Monday, March 01, 2010

Don't fence musicians in


Posters on the railing of Market Square in Cambridge show what a rich musical life the city has. The Cambridge University Symphony Orchestra's website says:
Our concert programmes are drawn up by the conductors and committee in consultation with the whole orchestra, with the players themselves able to vote on parts of the programme. The final ballot has now been concluded and the 2009-10 season will be as follows...
York Bowen's Viola Concerto and Gustav Mahler's Fourth Symphony, which is being played by the Orchestra in London on March 5. If that's what democratic programme planning achieves more orchestras should try it. More on York Bowen here.

Photo taken in the glorious spring sunshine today and (c) On An Overgrown Path. Report broken links, missing images and errors to - overgrownpath at hotmail dot co dot uk

4 comments:

exquinn said...

http://www.brownpapertickets.com/event/96706

What about Music from 4 Fences?
Premiered at the Sydney Opera House in June 2009, "Music from 4 Fences" features Kronos performing on four specially-built fences to create an eclectic aural environment, accompanied by a visual design by Willie Williams, U2s long time tour designer and director.

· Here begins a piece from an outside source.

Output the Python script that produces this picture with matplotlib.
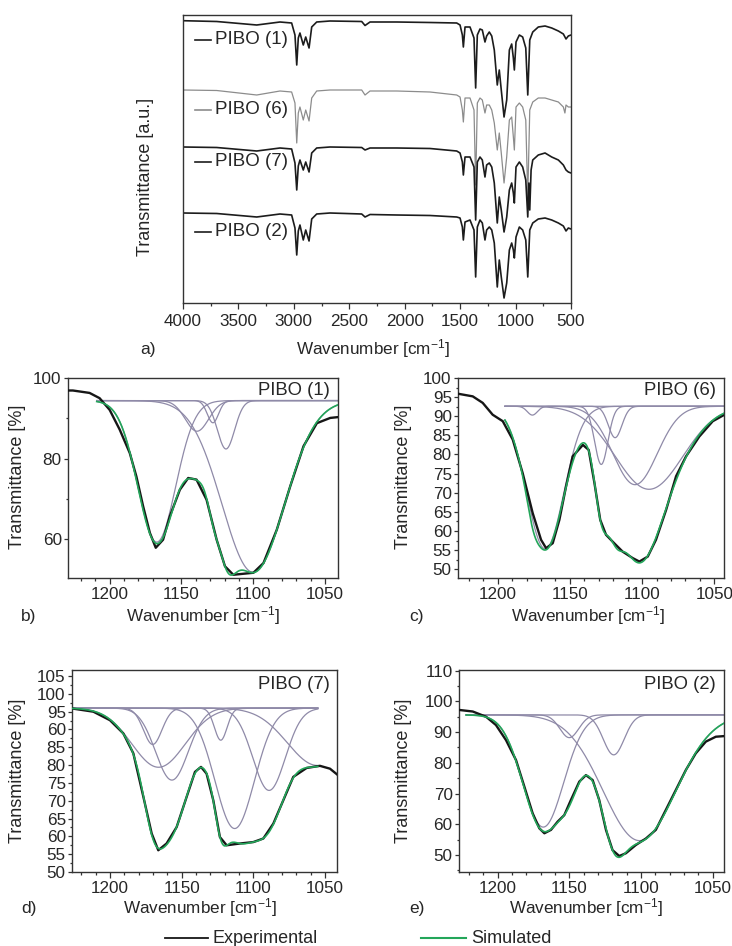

About "Music from 4 Fences," composer Jon Rose writes, "when I started to play concerts on fences in 1983, I saw fences purely in terms of sonic material. However, the metaphorical significance of fence music soon became evident. To find music in such inherently ugly and unlikely artifacts can be a powerful experience. Fence music often encapsulates the vastness of border country; it is the music of distance. The fence also challenges our perceptions of what a musical instrument can be."

Kronos' founder and artistic director David Harrington adds, "the variety of sounds and range of musical color that a bass bow can get out of a barbed wire fence, combined with the intensity and expressiveness of those sounds made me determined that Kronos needed to learn to play this instrument, and that we had to bring it into our concerts. The idea that musicians can turn objects of confinement, detainment and violence into musical instruments has inspired me since I first heard Jon's work. Through our concerts, Kronos attempts to make statements about our world, and that we are surrounded by fences seems to be an essential part of the time we live in. There might be a way to transform the nature of fences, by bowing them. We will try."

Philip said...

It does my heart good to think that people will be listening to York Bowen, and the Viola Concerto is a splendid work. So far as I know there are only two recordings of it available, on Hyperion and Centaur, and the second of these, with the American soloist Doris Lederer, leaves a listener in no doubt as to how fine it is. Good for Cambridge.

Halldor said...

Great stuff from the young Cantabs there - though I have a vision of the CUSO low brass section glumly nursing pints and muttering "democracy doesn't work" as they contemplate a term without any serious action.

JMW said...

There are currently three recordings of Bowen's Viola Concerto, Helen Callus' recording being the only one unmentioned as yet. We're fortunate to have the luxury of such distinguished choice in this repertoire.